GRADE 11 ECONOMICS

Chapter 3:Elasticity of Demand and Supply

You Can Contribute notes in Below button Contribution Notes

Progress: 1/1 pages

1. Elasticity of Demand

Elasticity of demand measures how much the quantity demanded of a commodity changes in response to changes in its determinants (price, income, or price of related goods).

Types of Elasticity of Demand
  • Price Elasticity of Demand
  • Income Elasticity of Demand
  • Cross Elasticity of Demand

A. Price Elasticity of Demand (Ep)

It shows the responsiveness of demand to a change in the price of a commodity.

Ep = (∆Q/∆P) × (P/Q)
where,
Ep = Coefficient of price elasticity of demand
Q = Initial quantity demanded
∆Q = Change in Quantity demanded
∆P = Change in Price
P = Initial Price
Types of Price Elasticity:
Perfectly Elastic Demand (Ep = ∞)

Demand changes infinitely even with a slight change in price.

[Horizontal Demand Curve]
Perfectly Inelastic Demand (Ep = 0)

Demand remains constant despite price change.

[Vertical Demand Curve]
Unitary Elastic Demand (Ep = 1)

% change in demand equals % change in price.

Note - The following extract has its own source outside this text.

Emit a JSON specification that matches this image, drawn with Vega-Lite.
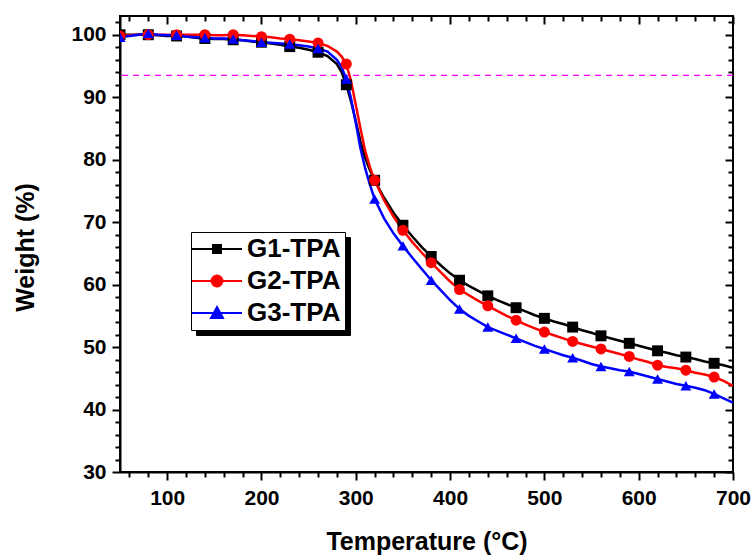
{
  "$schema": "https://vega.github.io/schema/vega-lite/v6.json",
  "width": 613,
  "height": 456,
  "autosize": {"type": "none"},
  "padding": {"left": 120, "top": 16, "right": 21, "bottom": 86},
  "background": "white",
  "config": {
    "font": "Liberation Sans",
    "view": {"stroke": "black", "strokeWidth": 2},
    "axis": {
      "grid": false,
      "domainColor": "black",
      "domainWidth": 2,
      "tickColor": "black",
      "tickWidth": 2,
      "labelFont": "Liberation Sans",
      "labelFontWeight": "bold",
      "labelFontSize": 21,
      "labelColor": "black",
      "titleFont": "Liberation Sans",
      "titleFontWeight": "bold",
      "titleFontSize": 25,
      "titleColor": "black"
    }
  },
  "datasets": {
    "tga": [
      {"T": 50, "G1-TPA": 100.0, "G2-TPA": 99.8, "G3-TPA": 99.6},
      {"T": 60, "G1-TPA": 100.0, "G2-TPA": 99.9, "G3-TPA": 99.8},
      {"T": 70, "G1-TPA": 100.0, "G2-TPA": 100.0, "G3-TPA": 100.0},
      {"T": 80, "G1-TPA": 100.0, "G2-TPA": 100.0, "G3-TPA": 100.2},
      {"T": 90, "G1-TPA": 99.9, "G2-TPA": 100.0, "G3-TPA": 100.0},
      {"T": 100, "G1-TPA": 99.8, "G2-TPA": 100.0, "G3-TPA": 99.9},
      {"T": 110, "G1-TPA": 99.8, "G2-TPA": 100.0, "G3-TPA": 99.9},
      {"T": 120, "G1-TPA": 99.7, "G2-TPA": 100.0, "G3-TPA": 99.7},
      {"T": 130, "G1-TPA": 99.5, "G2-TPA": 100.0, "G3-TPA": 99.6},
      {"T": 140, "G1-TPA": 99.4, "G2-TPA": 100.0, "G3-TPA": 99.5},
      {"T": 150, "G1-TPA": 99.3, "G2-TPA": 99.9, "G3-TPA": 99.4},
      {"T": 160, "G1-TPA": 99.3, "G2-TPA": 99.9, "G3-TPA": 99.4},
      {"T": 170, "G1-TPA": 99.2, "G2-TPA": 100.0, "G3-TPA": 99.3},
      {"T": 180, "G1-TPA": 99.1, "G2-TPA": 99.9, "G3-TPA": 99.1},
      {"T": 190, "G1-TPA": 98.9, "G2-TPA": 99.8, "G3-TPA": 99.0},
      {"T": 200, "G1-TPA": 98.8, "G2-TPA": 99.7, "G3-TPA": 98.8},
      {"T": 210, "G1-TPA": 98.6, "G2-TPA": 99.6, "G3-TPA": 98.7},
      {"T": 220, "G1-TPA": 98.4, "G2-TPA": 99.4, "G3-TPA": 98.6},
      {"T": 230, "G1-TPA": 98.1, "G2-TPA": 99.3, "G3-TPA": 98.5},
      {"T": 240, "G1-TPA": 97.9, "G2-TPA": 99.1, "G3-TPA": 98.3},
      {"T": 250, "G1-TPA": 97.6, "G2-TPA": 98.9, "G3-TPA": 98.1},
      {"T": 260, "G1-TPA": 97.2, "G2-TPA": 98.7, "G3-TPA": 97.8},
      {"T": 270, "G1-TPA": 96.6, "G2-TPA": 98.2, "G3-TPA": 97.3},
      {"T": 280, "G1-TPA": 95.3, "G2-TPA": 97.3, "G3-TPA": 96.0},
      {"T": 285, "G1-TPA": 94.0, "G2-TPA": 96.5, "G3-TPA": 94.8},
      {"T": 290, "G1-TPA": 92.0, "G2-TPA": 95.3, "G3-TPA": 92.9},
      {"T": 295, "G1-TPA": 89.3, "G2-TPA": 92.6, "G3-TPA": 89.8},
      {"T": 300, "G1-TPA": 86.2, "G2-TPA": 88.8, "G3-TPA": 85.9},
      {"T": 305, "G1-TPA": 82.9, "G2-TPA": 85.0, "G3-TPA": 81.8},
      {"T": 310, "G1-TPA": 80.3, "G2-TPA": 81.4, "G3-TPA": 78.6},
      {"T": 315, "G1-TPA": 78.3, "G2-TPA": 78.8, "G3-TPA": 76.0},
      {"T": 320, "G1-TPA": 76.7, "G2-TPA": 76.7, "G3-TPA": 73.7},
      {"T": 330, "G1-TPA": 73.9, "G2-TPA": 73.5, "G3-TPA": 70.6},
      {"T": 340, "G1-TPA": 71.5, "G2-TPA": 70.9, "G3-TPA": 68.2},
      {"T": 350, "G1-TPA": 69.5, "G2-TPA": 68.7, "G3-TPA": 66.2},
      {"T": 360, "G1-TPA": 67.7, "G2-TPA": 66.8, "G3-TPA": 64.3},
      {"T": 370, "G1-TPA": 66.0, "G2-TPA": 65.1, "G3-TPA": 62.5},
      {"T": 380, "G1-TPA": 64.5, "G2-TPA": 63.5, "G3-TPA": 60.7},
      {"T": 390, "G1-TPA": 63.1, "G2-TPA": 62.0, "G3-TPA": 59.1},
      {"T": 400, "G1-TPA": 61.8, "G2-TPA": 60.5, "G3-TPA": 57.5},
      {"T": 410, "G1-TPA": 60.7, "G2-TPA": 59.2, "G3-TPA": 56.1},
      {"T": 420, "G1-TPA": 59.8, "G2-TPA": 58.3, "G3-TPA": 55.0},
      {"T": 430, "G1-TPA": 59.0, "G2-TPA": 57.4, "G3-TPA": 54.1},
      {"T": 440, "G1-TPA": 58.2, "G2-TPA": 56.6, "G3-TPA": 53.2},
      {"T": 450, "G1-TPA": 57.5, "G2-TPA": 55.8, "G3-TPA": 52.6},
      {"T": 460, "G1-TPA": 56.9, "G2-TPA": 55.0, "G3-TPA": 52.0},
      {"T": 470, "G1-TPA": 56.3, "G2-TPA": 54.3, "G3-TPA": 51.4},
      {"T": 480, "G1-TPA": 55.7, "G2-TPA": 53.6, "G3-TPA": 50.8},
      {"T": 490, "G1-TPA": 55.1, "G2-TPA": 53.0, "G3-TPA": 50.2},
      {"T": 500, "G1-TPA": 54.6, "G2-TPA": 52.4, "G3-TPA": 49.7},
      {"T": 510, "G1-TPA": 54.1, "G2-TPA": 51.9, "G3-TPA": 49.2},
      {"T": 520, "G1-TPA": 53.7, "G2-TPA": 51.4, "G3-TPA": 48.7},
      {"T": 530, "G1-TPA": 53.2, "G2-TPA": 50.9, "G3-TPA": 48.3},
      {"T": 540, "G1-TPA": 52.7, "G2-TPA": 50.5, "G3-TPA": 47.8},
      {"T": 550, "G1-TPA": 52.3, "G2-TPA": 50.1, "G3-TPA": 47.3},
      {"T": 560, "G1-TPA": 51.8, "G2-TPA": 49.7, "G3-TPA": 46.9},
      {"T": 570, "G1-TPA": 51.4, "G2-TPA": 49.3, "G3-TPA": 46.6},
      {"T": 580, "G1-TPA": 51.0, "G2-TPA": 48.9, "G3-TPA": 46.3},
      {"T": 590, "G1-TPA": 50.6, "G2-TPA": 48.5, "G3-TPA": 46.1},
      {"T": 600, "G1-TPA": 50.2, "G2-TPA": 48.0, "G3-TPA": 45.7},
      {"T": 610, "G1-TPA": 49.8, "G2-TPA": 47.6, "G3-TPA": 45.3},
      {"T": 620, "G1-TPA": 49.4, "G2-TPA": 47.1, "G3-TPA": 44.9},
      {"T": 630, "G1-TPA": 49.1, "G2-TPA": 46.8, "G3-TPA": 44.5},
      {"T": 640, "G1-TPA": 48.7, "G2-TPA": 46.6, "G3-TPA": 44.1},
      {"T": 650, "G1-TPA": 48.4, "G2-TPA": 46.3, "G3-TPA": 43.8},
      {"T": 660, "G1-TPA": 48.1, "G2-TPA": 45.9, "G3-TPA": 43.5},
      {"T": 670, "G1-TPA": 47.7, "G2-TPA": 45.6, "G3-TPA": 43.1},
      {"T": 680, "G1-TPA": 47.4, "G2-TPA": 45.2, "G3-TPA": 42.5},
      {"T": 690, "G1-TPA": 47.1, "G2-TPA": 44.6, "G3-TPA": 41.8},
      {"T": 700, "G1-TPA": 46.7, "G2-TPA": 43.8, "G3-TPA": 41.1}
    ],
    "ref": [{"W": 93.5}]
  },
  "resolve": {"axis": {"x": "independent", "y": "independent"}, "legend": {"color": "independent", "shape": "independent", "strokeDash": "independent"}},
  "layer": [
    {
      "data": {"name": "tga"},
      "transform": [{"fold": ["G1-TPA", "G2-TPA", "G3-TPA"], "as": ["series", "W"]}],
      "mark": {"type": "line", "opacity": 0, "clip": true},
      "encoding": {
        "x": {"field": "T", "type": "quantitative", "scale": {"domain": [50, 700], "nice": false, "zero": false}, "axis": null},
        "y": {"field": "W", "type": "quantitative", "scale": {"domain": [30, 103], "nice": false, "zero": false}, "axis": null},
        "strokeDash": {
          "field": "series", "type": "nominal",
          "scale": {"domain": ["G1-TPA", "G2-TPA", "G3-TPA"], "range": [[1, 0], [1, 0], [1, 0]]},
          "legend": {
            "title": null,
            "orient": "none",
            "legendX": 76,
            "legendY": 221,
            "padding": 4,
            "strokeColor": "black",
            "fillColor": "black",
            "symbolSize": 100,
            "symbolOffset": 9,
            "symbolOpacity": 0,
            "labelOffset": 111,
            "labelExpr": "'\u2002\u2002\u2002\u2002\u2002\u2002\u2002'",
            "labelFont": "Liberation Sans",
            "labelFontWeight": "bold",
            "labelFontSize": 26,
            "labelColor": "black",
            "rowPadding": 6
          }
        }
      }
    },
    {
      "data": {"name": "ref"},
      "mark": {"type": "rule", "color": "#ff00ff", "strokeWidth": 1.4, "strokeDash": [6, 5]},
      "encoding": {
        "y": {"field": "W", "type": "quantitative", "axis": null}
      }
    },
    {
      "data": {"name": "tga"},
      "transform": [{"fold": ["G1-TPA", "G2-TPA", "G3-TPA"], "as": ["series", "W"]}],
      "mark": {"type": "line", "strokeWidth": 2.5, "clip": true},
      "encoding": {
        "x": {
          "field": "T", "type": "quantitative",
          "axis": {
            "orient": "bottom",
            "title": "Temperature (°C)",
            "values": [60,80,100,120,140,160,180,200,220,240,260,280,300,320,340,360,380,400,420,440,460,480,500,520,540,560,580,600,620,640,660,680,700],
            "labelExpr": "datum.value % 100 === 0 ? datum.label : ''",
            "tickSize": {"condition": {"test": "datum.value % 100 === 0", "value": 8}, "value": 5},
            "labelPadding": 7,
            "labelFlush": false,
            "labelOverlap": false,
            "titleY": 77,
            "titleBaseline": "alphabetic"
          }
        },
        "y": {
          "field": "W", "type": "quantitative",
          "axis": {
            "orient": "left",
            "title": "Weight (%)",
            "values": [30,32,34,36,38,40,42,44,46,48,50,52,54,56,58,60,62,64,66,68,70,72,74,76,78,80,82,84,86,88,90,92,94,96,98,100,102],
            "labelExpr": "datum.value % 10 === 0 ? datum.label : ''",
            "tickSize": {"condition": {"test": "datum.value % 10 === 0", "value": 8}, "value": 5},
            "labelPadding": 6,
            "labelFlush": false,
            "labelOverlap": false,
            "titleX": -87,
            "titleY": 231,
            "titleBaseline": "alphabetic"
          }
        },
        "color": {
          "field": "series", "type": "nominal",
          "scale": {"domain": ["G1-TPA", "G2-TPA", "G3-TPA"], "range": ["#000000", "#ff0000", "#0000ff"]},
          "legend": {
            "title": null,
            "orient": "none",
            "legendX": 71,
            "legendY": 216,
            "padding": 4,
            "strokeColor": "black",
            "fillColor": "white",
            "symbolSize": 100,
            "symbolOffset": 9,
            "labelOffset": 17,
            "labelFont": "Liberation Sans",
            "labelFontWeight": "bold",
            "labelFontSize": 26,
            "labelColor": "black",
            "rowPadding": 6,
            "encode": {
              "symbols": {
                "update": {
                  "shape": {"signal": "datum.value === 'G1-TPA' ? 'M-5,0H5M-0.8,-0.8H0.8V0.8H-0.8Z' : datum.value === 'G2-TPA' ? 'M-5,0H5M-1.1,0A1.1,1.1,0,1,0,1.1,0A1.1,1.1,0,1,0,-1.1,0Z' : 'M-5,0H5M0,-1.2L1.2,1L-1.2,1Z'"},
                  "stroke": {"signal": "datum.value === 'G1-TPA' ? '#000000' : datum.value === 'G2-TPA' ? '#ff0000' : '#0000ff'"},
                  "fill": {"signal": "datum.value === 'G1-TPA' ? '#000000' : datum.value === 'G2-TPA' ? '#ff0000' : '#0000ff'"},
                  "strokeWidth": {"value": 2},
                  "opacity": {"value": 1}
                }
              }
            }
          }
        }
      }
    },
    {
      "data": {"name": "tga"},
      "transform": [
        {"fold": ["G1-TPA", "G2-TPA", "G3-TPA"], "as": ["series", "W"]},
        {"filter": "(datum.T - 50) % 30 === 0"}
      ],
      "mark": {"type": "point", "filled": true, "opacity": 1, "size": 120, "clip": true},
      "encoding": {
        "x": {
          "field": "T", "type": "quantitative",
          "axis": {
            "orient": "top",
            "title": null,
            "labels": false,
            "domain": false,
            "values": [60,80,100,120,140,160,180,200,220,240,260,280,300,320,340,360,380,400,420,440,460,480,500,520,540,560,580,600,620,640,660,680,700],
            "tickSize": {"condition": {"test": "datum.value % 100 === 0", "value": -8}, "value": -5}
          }
        },
        "y": {
          "field": "W", "type": "quantitative",
          "axis": {
            "orient": "right",
            "title": null,
            "labels": false,
            "domain": false,
            "values": [30,32,34,36,38,40,42,44,46,48,50,52,54,56,58,60,62,64,66,68,70,72,74,76,78,80,82,84,86,88,90,92,94,96,98,100,102],
            "tickSize": {"condition": {"test": "datum.value % 10 === 0", "value": -8}, "value": -5}
          }
        },
        "shape": {
          "field": "series", "type": "nominal",
          "scale": {"domain": ["G1-TPA", "G2-TPA", "G3-TPA"], "range": ["square", "circle", "triangle-up"]},
          "legend": null
        },
        "color": {
          "field": "series", "type": "nominal",
          "scale": {"domain": ["G1-TPA", "G2-TPA", "G3-TPA"], "range": ["#000000", "#ff0000", "#0000ff"]},
          "legend": null
        }
      }
    }
  ]
}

[Rectangular Hyperbola Curve]
Relatively Elastic Demand (Ep > 1)

Demand changes more than price.

[Flatter Demand Curve]
Relatively Inelastic Demand (Ep < 1)

Demand changes less than price.

[Steeper Demand Curve]

B. Income Elasticity of Demand (EY)

It measures the responsiveness of demand to a change in the income of the consumer.

EY = (∆Q/∆Y) × (Y/Q)
where,
EY = Coefficient of income elasticity of demand
Q = Initial quantity demanded
∆Q = Change in Quantity demanded
∆Y = Change in Income
Y = Initial Income
Types of Income Elasticity:
Positive (EY > 0)

Demand rises with income.

Greater than unity (EY > 1)

The percentage increase in demand is more than percentage increase in income and vice versa.

For Ex. Luxury goods

[Steep Positive Slope]
Less than unity (EY < 1)

The percentage increase in demand is less than percentage increase in income and vice versa.

For Ex. Necessities

[Gentle Positive Slope]
Equal to unity (EY = 1)

The percentage increase in demand is equal to percentage increase in income and vice versa.

For Ex. Normal goods

[45° Line]
Zero (EY = 0)

Demand unaffected by income.

For Ex. Salt

[Vertical Line]
Negative (EY < 0)

Demand falls as income rises (inferior goods).

[Downward Slope]

C. Cross Elasticity of Demand (EXY)

It shows how the demand for one good (X) responds to the price change of another good (Y).

EXY = (∆QX/∆PY) × (PY/QX)
where,
EXY = Coefficient of Cross elasticity of demand
∆QX = Change in the demand for commodity-X
∆PY = Change in price of commodity-Y
PY = Price of commodity-Y
QX = Quantity of commodity-X
Types of Cross Elasticity:
Positive (EXY > 0)

Substitute goods (tea and coffee)

[Upward Slope]
Negative (EXY < 0)

Complementary goods (car and petrol)

[Downward Slope]
Zero (EXY = 0)

Unrelated goods

[Horizontal Line]

Determinants of Elasticity of Demand

  • Nature of the commodity
  • Availability of substitutes
  • Number of uses
  • Income level of consumers
  • Joint demand
  • Postponement of consumption
  • Habits
  • Price level
  • Time period

2. Elasticity of Supply

Elasticity of supply measures how much the quantity supplied of a commodity changes with a change in its price.

ES = (∆Q/∆P) × (P/Q)
where,
ES = Coefficient of elasticity of supply or price elasticity of supply
P = Initial price
Q = Initial quantity supplied
∆Q = Change in Quantity Supplied
∆P = Change in price

Types of Elasticity of Supply:

Perfectly Elastic (ES = ∞)

If negligible change in the price results in the infinite or unlimited change in the quantity supplied.

[Horizontal Supply Curve]
Perfectly Inelastic (ES = 0)

If there is no change in the quantity supplied despite the change in the price of the commodity.

[Vertical Supply Curve]
Unitary Elastic (ES = 1)

If the percentage change in quantity supplied is equal to the percentage change in the price of the commodity.

[45° Supply Curve]
Relatively Elastic (ES > 1)

If the percentage change in the quantity supplied of a commodity is more than the percentage change in the price of the commodity.

[Flatter Supply Curve]
Relatively Inelastic (ES < 1)

If the percentage change in the quantity supplied of a commodity is less than the percentage change in the price of the commodity.